I really enjoyed working on Prison Architect Mobile. I was responsible for the overall look and design of the mobile user interface. The largest challenge by far was to the UI and screen layouts, which needed a lot of work to make them touch-friendly. Screen layouts, buttons, input methods, control system, menu structure - pretty much every aspect of the UI needed to be addressed to create an intuitive and engaging user experience. Some hardcore fans made the new UI mode on Steam from the iPad version and I find that making the fans happy is always the hardest thing to achieve.

What advice would you give others trying to get into the industry?

Work hard and be a team player from day one. People, that you are studying with will be those who most likely will recommend you for work later on.  Be proactive, take part in jams and industry conferences/events, really challenge yourself and network and, I guess, treat every conversation like an interview.  If you an artist always have your art ready to be viewed offline. I remember going to  Eurogamer in London and talking to Creative Assembly team. The internet connection was painfully slow. I somehow after 10 min managed to load my portfolio. Waiting felt like an eternity,  but the conversation was amazing. One of the artists was so helpful and during my fourth year, he would give me regular art critiques. That is another very important thing, seek feedback and learn to take on constructive criticism.

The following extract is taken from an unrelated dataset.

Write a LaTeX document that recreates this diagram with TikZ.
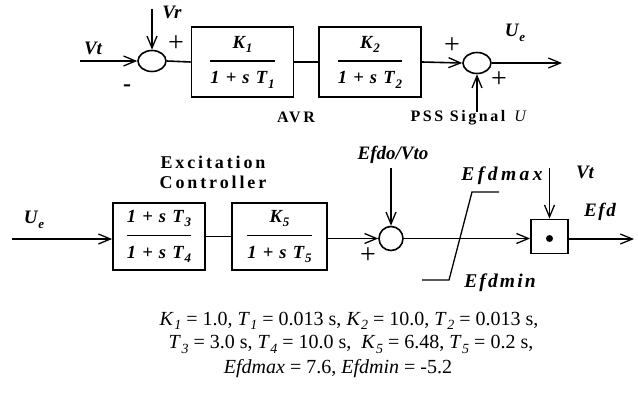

What’s the biggest challenge of working in this industry?

For me, the biggest day to day challenge of working in games is the sedentary nature of work and the amount of screen time. I struggle with repetitive strain injury. I love to move. I'm waiting for the moment when tools like Tilt Brush will be industry standards and will make people stand up from their desks. When you work in games your schedule can get pretty hectic so you really need to mindful of how much exercise you are getting and how healthy your lifestyle is.

In a wider perspective, I think the industry as a whole has a problem with diversity. Working within a male-dominated environment can be challenging at times. I would also love to see more inclusive games.